Taxand UK takes a look at key tax highlights from Budget 2013 with a particular focus on the hot topic of promoting multinational investment in the jurisdiction.

The Chancellor delivered the Budget with a number of references to a competitive tax system and the headline corporation tax rate was reduced further to 20% to try to stimulate investment. However many international groups in high tax locations (such as the US) are resisting investing in the UK due to the uncertainity and reputational risk associated with tax planning and tax rate arbitrage.

There is an opportunity for the UK to help shape the debate on base erosion through profit sharing and ensure that legitimate, commercially based planned is not tarred with the same brush as aggressive, artificial tax avoidance. The UK General Anti-Abuse Rule (GAAR) does in fact concentrate on aggressive structures with commercial planning unaffected. In addition, the paper isued by HRMC yesterday on offshore evasion (entitled "No Safe Havens") is aimed at individuals evading tax through fraudulent means and not at commercially based planning by corporates.

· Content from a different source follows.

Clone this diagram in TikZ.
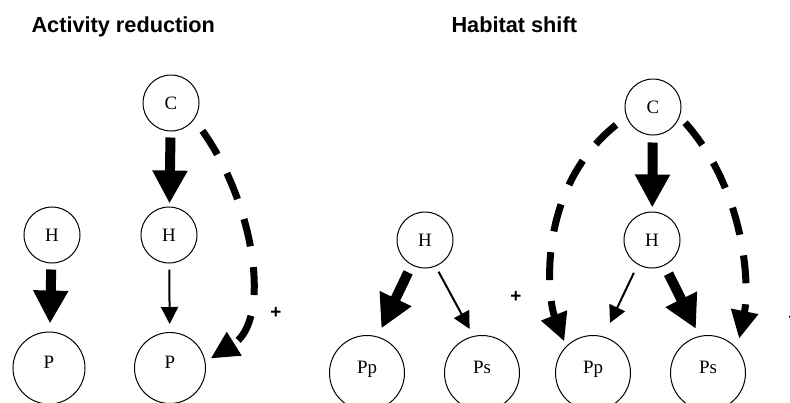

Other key tax changes announced today include:

  • An increase in the bank levy to fund the corporation tax reduction
  • Confirmation that the GAAR will be effective for "abusive tax arrangements" entered into on or Royal Assent to Finance Bill 2013
  • Improved research and development tax credits in parallel with the UK patent box regime that goes live in April 2013

Discover more: Taxand UK analysis of George Osborne's Budget 2013

Your Taxand contact for further queries is:
David Pert
T. +44 207 715 5208

Taxand's Take

After a year of highly publicised corporate tax 'scandals', the UK Budget announcement was awaited with baited breath. In the current economic climate promoting the jurisdiction as a key investment centre is key, something the recent tax debate has done little to help. Reputational damage is a grave concern for business as customers may not be aware of the key distinction between substantive planning and artifical schemes. If this opportunity to end the uncertainity around planning is not grasped by policy makers, businesses and advisers then the positive changes to the UK tax system in recent years will have been in vain.